§ The request
Pick out every line holding the string "with" and copy it.

§ Supplied data

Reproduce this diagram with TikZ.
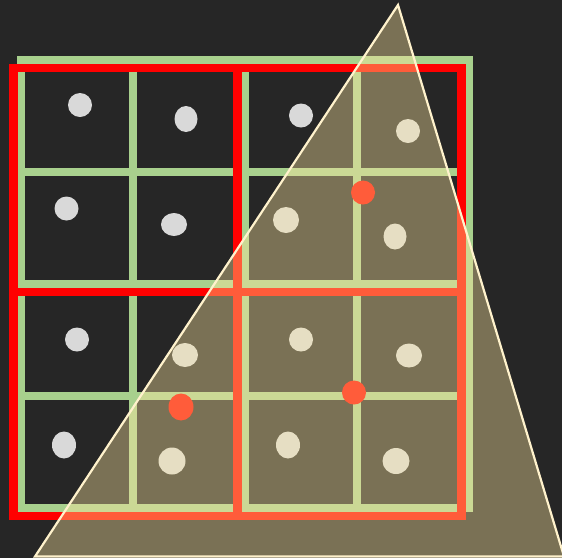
\documentclass[tikz,border=0pt]{standalone}
\definecolor{bgc}{HTML}{262626}
\definecolor{gridg}{HTML}{A8D08D}
\definecolor{gridr}{HTML}{FF0000}
\definecolor{dotg}{HTML}{D9D9D9}
\definecolor{tanfill}{HTML}{7A7155}
\definecolor{gridgl}{HTML}{CBD995}
\definecolor{gridrl}{HTML}{FF5C3A}
\definecolor{dotc}{HTML}{E6DEC3}
\definecolor{dotr}{HTML}{FF5C3A}
\definecolor{triline}{HTML}{FFF2CC}
\tikzset{
  gline/.style={line width=8pt},
  rline/.style={line width=8.4pt},
}
\newcommand\drawgridset[3]{%
  \draw[gline,draw=#1] (21,60) rectangle (469,508);
  \foreach \u in {133,245,357} {
    \draw[gline,draw=#1] (\u,60) -- (\u,508);
    \draw[gline,draw=#1] (21,\u+39) -- (469,\u+39);
  }
  \draw[rline,draw=#2] (13.5,68) rectangle (461.5,516);
  \draw[rline,draw=#2] (237.5,68) -- (237.5,516);
  \draw[rline,draw=#2] (13.5,292) -- (461.5,292);
  \fill[#3] (80,105) ellipse (12 and 12);
  \fill[#3] (186,119) ellipse (11.5 and 13);
  \fill[#3] (301,115.5) ellipse (12 and 12);
  \fill[#3] (408,131) ellipse (12 and 12);
  \fill[#3] (66.5,208.5) ellipse (12 and 12);
  \fill[#3] (174,224.5) ellipse (13 and 11.5);
  \fill[#3] (286,220) ellipse (13 and 13);
  \fill[#3] (395,236.5) ellipse (11.5 and 13);
  \fill[#3] (77,339.5) ellipse (12 and 12);
  \fill[#3] (185,355) ellipse (13 and 12);
  \fill[#3] (301,339.5) ellipse (12 and 12);
  \fill[#3] (409,355.5) ellipse (13 and 12);
  \fill[#3] (64,445) ellipse (12 and 13.5);
  \fill[#3] (172,461) ellipse (13.5 and 13.5);
  \fill[#3] (288,445) ellipse (12 and 13.5);
  \fill[#3] (396,461) ellipse (13.5 and 13);
}
\begin{document}
\begin{tikzpicture}[x=1pt,y=-1pt]
\fill[bgc] (0,0) rectangle (562,558);
\useasboundingbox (0,0) rectangle (562,558);
\drawgridset{gridg}{gridr}{dotg}
\begin{scope}
  \clip (398,5) -- (35,556.5) -- (564,556.5) -- cycle;
  \fill[tanfill] (0,0) rectangle (562,558);
  \drawgridset{gridgl}{gridrl}{dotc}
\end{scope}
\fill[dotr] (363,192.5) ellipse (12 and 12);
\fill[dotr] (354,392.5) ellipse (12 and 12);
\fill[dotr] (181,407) ellipse (12.5 and 13.5);
\draw[triline,line width=2.2pt,line join=miter] (398,5) -- (35,556.5) -- (564,556.5) -- cycle;
\end{tikzpicture}
\end{document}
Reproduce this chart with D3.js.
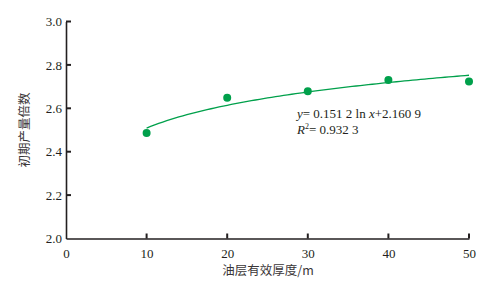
<!DOCTYPE html>
<html lang="zh">
<head>
<meta charset="UTF-8">
<title>chart</title>
<style>
  body { margin: 0; background: #fff; }
  .tick text { font-family: "Liberation Serif", "DejaVu Serif", serif; font-size: 13px; fill: #231f20; }
  .axis-label { font-family: "Noto Sans CJK SC", sans-serif; font-size: 12.5px; fill: #3a3637; }
  .eq { font-family: "Liberation Serif", serif; font-size: 13px; fill: #231f20; }
</style>
</head>
<body>
<script src="https://d3js.org/d3.v7.min.js"></script>
<script>
  var thickness = [10, 20, 30, 40, 50];
  var multiple = [2.486, 2.649, 2.679, 2.730, 2.724];
  var xTicks = [0, 10, 20, 30, 40, 50];
  var yTicks = [2.0, 2.2, 2.4, 2.6, 2.8, 3.0];
  var fitA = 0.1512, fitB = 2.1609;

  var width = 497, height = 283;
  var green = '#00a04b', ink = '#231f20';

  var svg = d3.select('body').append('svg')
    .attr('width', width)
    .attr('height', height);

  var x = d3.scaleLinear().domain([0, 50]).range([66, 469]);
  var y = d3.scaleLinear().domain([2.0, 3.0]).range([238.5, 21.5]);

  // x axis
  var xAxis = svg.append('g')
    .attr('transform', 'translate(0,' + y(2.0) + ')')
    .call(d3.axisBottom(x).tickValues(xTicks).tickSize(0).tickPadding(10).tickFormat(d3.format('d')));
  xAxis.select('.domain').attr('stroke', ink).attr('stroke-width', 1.6);
  svg.selectAll('.xtick').data(xTicks.slice(1)).enter().append('line')
    .attr('x1', function(d) { return x(d); }).attr('x2', function(d) { return x(d); })
    .attr('y1', y(2.0)).attr('y2', y(2.0) - 5)
    .attr('stroke', ink).attr('stroke-width', 2);

  // y axis
  var yAxis = svg.append('g')
    .attr('transform', 'translate(' + x(0) + ',0)')
    .call(d3.axisLeft(y).tickValues(yTicks).tickSize(0).tickPadding(4).tickFormat(d3.format('.1f')));
  yAxis.select('.domain').attr('stroke', ink).attr('stroke-width', 1.6);
  svg.selectAll('.ytick').data(yTicks.slice(1)).enter().append('line')
    .attr('x1', x(0)).attr('x2', x(0) + 5)
    .attr('y1', function(d) { return y(d); }).attr('y2', function(d) { return y(d); })
    .attr('stroke', ink).attr('stroke-width', 2);

  // trend line from the fitted equation
  var fitXs = d3.range(10, 50.01, 0.5);
  var line = d3.line()
    .x(function(d) { return x(d); })
    .y(function(d) { return y(fitA * Math.log(d) + fitB); });
  svg.append('path')
    .datum(fitXs)
    .attr('d', line)
    .attr('fill', 'none')
    .attr('stroke', green)
    .attr('stroke-width', 1.3);

  // points
  svg.selectAll('.pt').data(thickness).enter().append('circle')
    .attr('cx', function(d) { return x(d); })
    .attr('cy', function(d, i) { return y(multiple[i]); })
    .attr('r', 4)
    .attr('fill', green);

  // equation
  var eq = svg.append('text').attr('class', 'eq').attr('x', 297).attr('y', 118);
  eq.append('tspan').attr('font-style', 'italic').text('y');
  eq.append('tspan').text('= 0.151 2 ln ');
  eq.append('tspan').attr('font-style', 'italic').text('x');
  eq.append('tspan').text('+2.160 9');

  var r2 = svg.append('text').attr('class', 'eq').attr('x', 297).attr('y', 134);
  r2.append('tspan').attr('font-style', 'italic').text('R');
  r2.append('tspan').attr('font-size', 8).attr('dy', -5).text('2');
  r2.append('tspan').attr('dy', 5).text('= 0.932 3');

  // axis labels
  svg.append('text').attr('class', 'axis-label')
    .attr('x', 268).attr('y', 275)
    .attr('text-anchor', 'middle')
    .text('油层有效厚度/m');
  svg.append('text').attr('class', 'axis-label')
    .attr('transform', 'translate(29,130) rotate(-90)')
    .attr('text-anchor', 'middle')
    .text('初期产量倍数');
</script>
</body>
</html>
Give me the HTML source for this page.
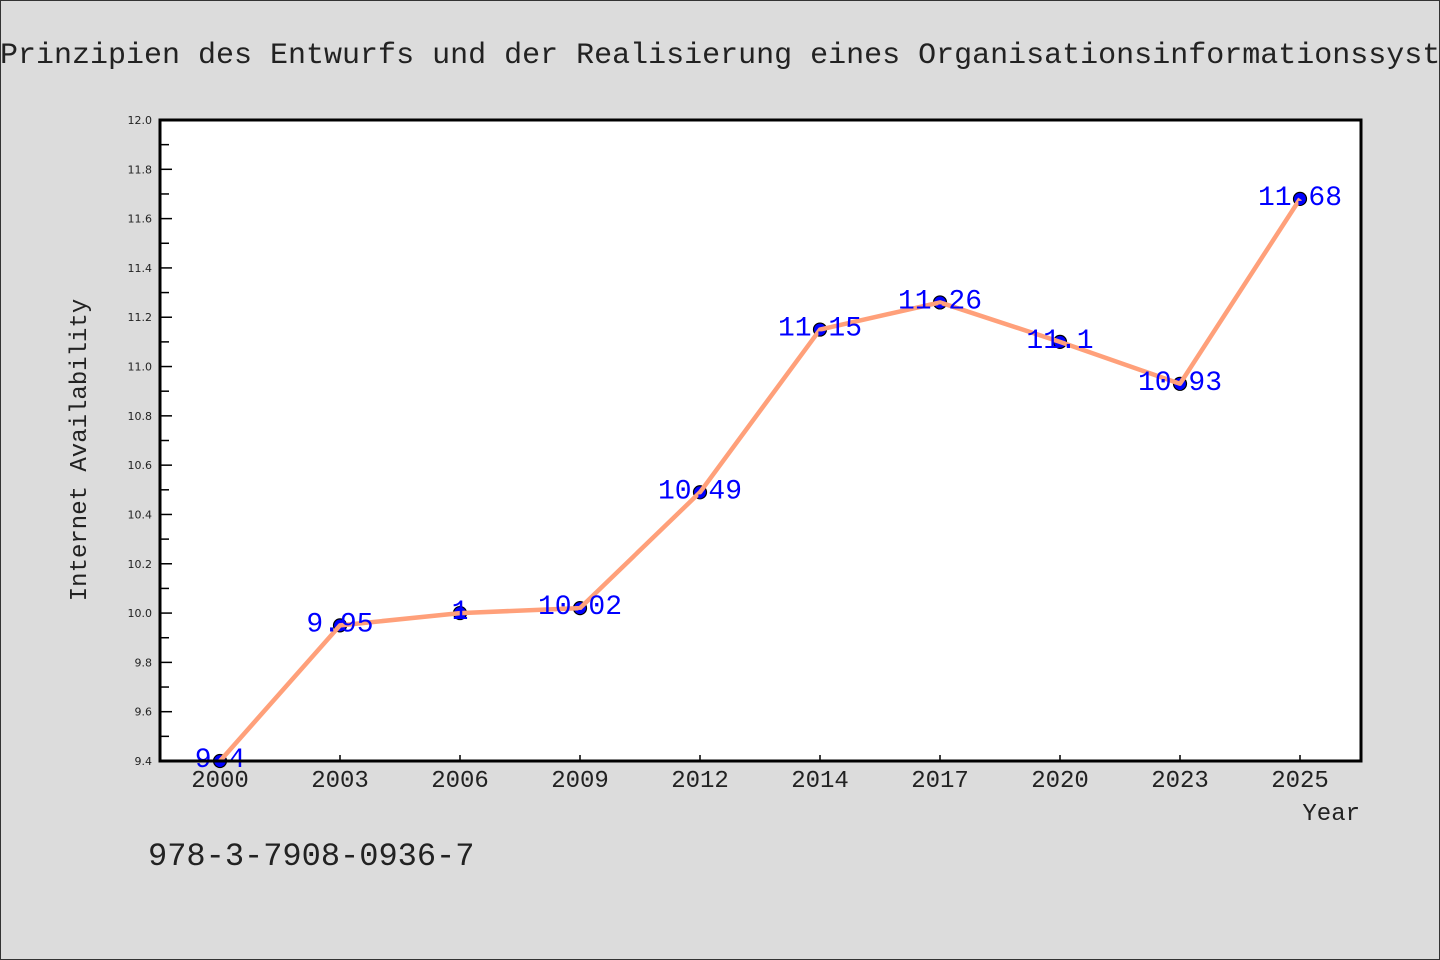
<!DOCTYPE html>
<html><head><meta charset="utf-8"><style>
body{margin:0;background:#dcdcdc;}
svg{display:block;}
text{font-family:"WenQuanYi Zen Hei Mono","WenQuanYi Zen Hei","Liberation Mono",monospace;}
</style></head><body>
<svg width="1440" height="960" xmlns="http://www.w3.org/2000/svg">
<rect x="0.5" y="0.5" width="1439" height="959" fill="#dcdcdc" stroke="#333"/>
<text x="0" y="63" font-size="30" fill="#222">Prinzipien des Entwurfs und der Realisierung eines Organisationsinformationssystems</text>
<rect x="160" y="120" width="1201" height="641" fill="#fff"/>
<g id="ticks"></g>
<g id="marks"></g>
<rect x="160" y="120" width="1201" height="641" fill="none" stroke="#000" stroke-width="3"/>
<text x="86" y="450" font-size="24" fill="#222" text-anchor="middle" transform="rotate(-90 86 450)">Internet Availability</text>
<text x="1360" y="820" font-size="24" fill="#222" text-anchor="end">Year</text>
<text x="148" y="865" font-size="32" fill="#222">978-3-7908-0936-7</text>
</svg>
<script>
const categories=["2000","2003","2006","2009","2012","2014","2017","2020","2023","2025"];
const values=[9.4,9.95,10.0,10.02,10.49,11.15,11.26,11.1,10.93,11.68];
const labels=["9.4","9.95","1","10.02","10.49","11.15","11.26","11.1","10.93","11.68"];
const yTicks=["9.4","9.6","9.8","10.0","10.2","10.4","10.6","10.8","11.0","11.2","11.4","11.6","11.8","12.0"];
const NS="http://www.w3.org/2000/svg";
const yMin=9.4,yMax=12.0,plotTop=120,plotBot=761;
function y(v){return plotBot-(v-yMin)/(yMax-yMin)*(plotBot-plotTop);}
function x(i){return 220+i*120;}
function mk(tag,attrs,parent){const e=document.createElementNS(NS,tag);for(const k in attrs)e.setAttribute(k,attrs[k]);parent.appendChild(e);return e;}
const tk=document.getElementById('ticks'),mg=document.getElementById('marks');
yTicks.forEach((t,i)=>{
 const v=parseFloat(t),yy=y(v);
 const l=mk('line',{x1:160,x2:172,y1:yy,y2:yy,stroke:'#000','stroke-width':1.5},tk);
 
 
 const tx=mk('text',{x:152,y:yy+4,'font-size':11,fill:'#222','text-anchor':'end',style:'font-family:"DejaVu Sans",sans-serif'},tk);
 tx.textContent=t;
 
 
 if(i<yTicks.length-1){const ym=y(v+0.1);
  const m=mk('line',{x1:160,x2:169,y1:ym,y2:ym,stroke:'#000','stroke-width':1.5},tk);
  
  }
});
categories.forEach((c,i)=>{
 const l=mk('line',{x1:x(i),x2:x(i),y1:plotBot,y2:plotBot-6,stroke:'#000','stroke-width':1.5},tk);
 
 
 const tx=mk('text',{x:x(i),y:plotBot+26,'font-size':24,fill:'#222','text-anchor':'middle'},tk);
 tx.textContent=c;
 
 
});
values.forEach((v,i)=>{
 const c=mk('circle',{cx:x(i),cy:y(v),r:6.5,fill:'#0000ff',stroke:'#000','stroke-width':1.2},mg);
 
 
});
const line=mk('polyline',{points:values.map((v,i)=>x(i)+','+y(v)).join(' '),fill:'none',stroke:'#ffa07a','stroke-width':4.5,'stroke-linejoin':'round'},mg);


values.forEach((v,i)=>{
 const t=mk('text',{x:x(i),y:y(v)+6,'font-size':28,fill:'#0000ff','text-anchor':'middle'},mg);
 t.textContent=labels[i];
 
 
});
</script>
</body></html>
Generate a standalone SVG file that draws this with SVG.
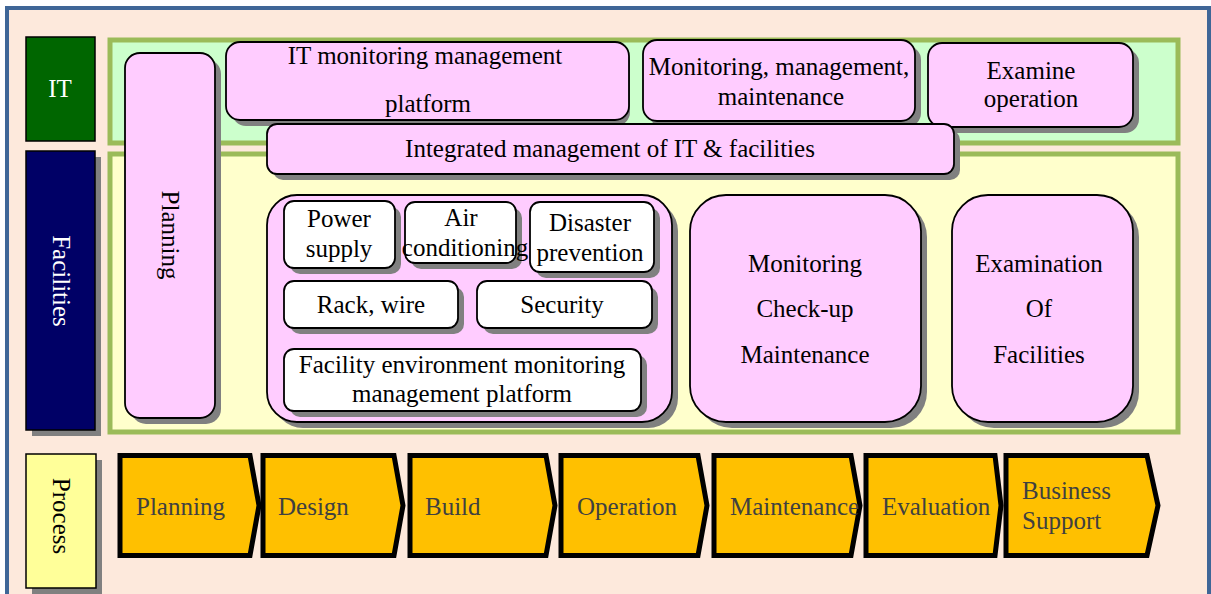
<svg xmlns="http://www.w3.org/2000/svg" width="1211" height="594" viewBox="0 0 1211 594">
<defs>
<style>
text{font-family:"Liberation Serif","Times New Roman",serif;font-size:25px;fill:#000;}
.c{text-anchor:middle;}
.box{fill:#FFCCFF;stroke:#000;stroke-width:1.8;}
.wbox{fill:#FFFFFF;stroke:#000;stroke-width:1.8;}
.sh{fill:#808080;}
.chev{fill:#FFC000;stroke:#000;stroke-width:5;}
.pt{fill:#404040;}
</style>
</defs>
<rect x="0" y="0" width="1211" height="594" fill="#FFFFFF"/>
<rect x="7" y="8" width="1202" height="600" fill="#FDE9DC" stroke="#3F6697" stroke-width="4"/>

<g id="region-it">
<rect x="110" y="40" width="1068" height="103" fill="#CCFFCC" stroke="#9BBB59" stroke-width="5"/>
</g>
<g id="region-facilities">
<rect x="110" y="154" width="1068" height="278" fill="#FFFFCC" stroke="#9BBB59" stroke-width="5"/>
</g>

<g id="label-it">
<rect x="26" y="37" width="69" height="104" fill="#006600" stroke="#000" stroke-width="1.5"/>
<text x="60" y="97" class="c" style="fill:#fff">IT</text>
</g>
<g id="label-facilities">
<rect x="32" y="157" width="69" height="279" class="sh"/>
<rect x="26" y="151" width="69" height="279" fill="#000066" stroke="#000" stroke-width="1.5"/>
<text transform="translate(53,281) rotate(90)" class="c" style="fill:#fff">Facilities</text>
</g>
<g id="label-process">
<rect x="32" y="460" width="70" height="134" class="sh"/>
<rect x="26" y="454" width="70" height="134" fill="#FFFF99" stroke="#000" stroke-width="1.5"/>
<text transform="translate(53,516) rotate(90)" class="c">Process</text>
</g>

<g id="planning">
<rect x="131" y="59" width="90" height="365" rx="15" class="sh"/>
<rect x="125" y="53" width="90" height="365" rx="15" class="box"/>
<text transform="translate(162,235) rotate(90)" class="c">Planning</text>
</g>

<g id="it-monitoring-platform">
<rect x="232" y="48" width="398" height="78" rx="14" class="sh"/>
<rect x="226" y="42" width="403" height="78" rx="14" class="box"/>
<text x="425" y="64" class="c">IT monitoring management</text>
<text x="428" y="112" class="c">platform</text>
</g>

<g id="monitoring-management-maintenance">
<rect x="649" y="46" width="272" height="81" rx="14" class="sh"/>
<rect x="643" y="40" width="272" height="81" rx="14" class="box"/>
<text x="779" y="75" class="c">Monitoring, management,</text>
<text x="781" y="105" class="c">maintenance</text>
</g>

<g id="examine-operation">
<rect x="934" y="49" width="205" height="84" rx="14" class="sh"/>
<rect x="928" y="43" width="205" height="84" rx="14" class="box"/>
<text x="1031" y="79" class="c">Examine</text>
<text x="1031" y="107" class="c">operation</text>
</g>

<g id="integrated-management">
<rect x="273" y="130" width="687" height="50" rx="10" class="sh"/>
<rect x="267" y="124" width="687" height="50" rx="10" class="box"/>
<text x="610" y="157" class="c">Integrated management of IT &amp; facilities</text>
</g>

<g id="facility-group">
<rect x="273" y="201" width="405" height="227" rx="30" class="sh"/>
<rect x="267" y="195" width="405" height="227" rx="30" class="box"/>
</g>

<g id="power-supply">
<rect x="290" y="207" width="111" height="67" rx="10" class="sh"/>
<rect x="284" y="201" width="111" height="67" rx="10" class="wbox"/>
<text x="339" y="227" class="c">Power</text>
<text x="339" y="257" class="c">supply</text>
</g>

<g id="air-conditioning">
<rect x="411" y="208" width="111" height="61" rx="10" class="sh"/>
<rect x="405" y="202" width="111" height="61" rx="10" class="wbox"/>
<text x="461" y="226" class="c">Air</text>
<text x="465" y="256" class="c">conditioning</text>
</g>

<g id="disaster-prevention">
<rect x="536" y="208" width="124" height="70" rx="10" class="sh"/>
<rect x="530" y="202" width="124" height="70" rx="10" class="wbox"/>
<text x="590" y="231" class="c">Disaster</text>
<text x="590" y="261" class="c">prevention</text>
</g>

<g id="rack-wire">
<rect x="290" y="287" width="174" height="47" rx="10" class="sh"/>
<rect x="284" y="281" width="174" height="47" rx="10" class="wbox"/>
<text x="371" y="313" class="c">Rack, wire</text>
</g>

<g id="security">
<rect x="483" y="287" width="175" height="47" rx="10" class="sh"/>
<rect x="477" y="281" width="175" height="47" rx="10" class="wbox"/>
<text x="562" y="313" class="c">Security</text>
</g>

<g id="facility-env-platform">
<rect x="290" y="355" width="357" height="62" rx="10" class="sh"/>
<rect x="284" y="349" width="357" height="62" rx="10" class="wbox"/>
<text x="462" y="373" class="c">Facility environment monitoring</text>
<text x="462" y="402" class="c">management platform</text>
</g>

<g id="monitoring-checkup-maintenance">
<rect x="696" y="201" width="231" height="227" rx="36" class="sh"/>
<rect x="690" y="195" width="231" height="227" rx="36" class="box"/>
<text x="805" y="272" class="c">Monitoring</text>
<text x="805" y="317" class="c">Check-up</text>
<text x="805" y="363" class="c">Maintenance</text>
</g>

<g id="examination-facilities">
<rect x="958" y="201" width="181" height="227" rx="36" class="sh"/>
<rect x="952" y="195" width="181" height="227" rx="36" class="box"/>
<text x="1039" y="272" class="c">Examination</text>
<text x="1039" y="317" class="c">Of</text>
<text x="1039" y="363" class="c">Facilities</text>
</g>

<g id="process-planning">
<path d="M120,455.5 H250 L259,505.5 L250,555.5 H120 Z" class="chev"/>
<text x="136" y="515" class="pt">Planning</text>
</g>
<g id="process-design">
<path d="M263,455.5 H394 L403,505.5 L394,555.5 H263 Z" class="chev"/>
<text x="278" y="515" class="pt">Design</text>
</g>
<g id="process-build">
<path d="M410,455.5 H546 L555,505.5 L546,555.5 H410 Z" class="chev"/>
<text x="425" y="515" class="pt">Build</text>
</g>
<g id="process-operation">
<path d="M561,455.5 H698 L707,505.5 L698,555.5 H561 Z" class="chev"/>
<text x="577" y="515" class="pt">Operation</text>
</g>
<g id="process-maintenance">
<path d="M714,455.5 H851 L860,505.5 L851,555.5 H714 Z" class="chev"/>
<text x="730" y="515" class="pt">Maintenance</text>
</g>
<g id="process-evaluation">
<path d="M866,455.5 H995 L1001,505.5 L995,555.5 H866 Z" class="chev"/>
<text x="882" y="515" class="pt">Evaluation</text>
</g>
<g id="process-business-support">
<path d="M1006,455.5 H1147 L1158,505.5 L1147,555.5 H1006 Z" class="chev"/>
<text x="1022" y="499" class="pt">Business</text>
<text x="1022" y="529" class="pt">Support</text>
</g>

<g id="connectors"></g>
</svg>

§ The result
Reproduce this diagram with TikZ.
Reproduce this chart with D3.js.
Generate a standalone SVG file that draws this with SVG.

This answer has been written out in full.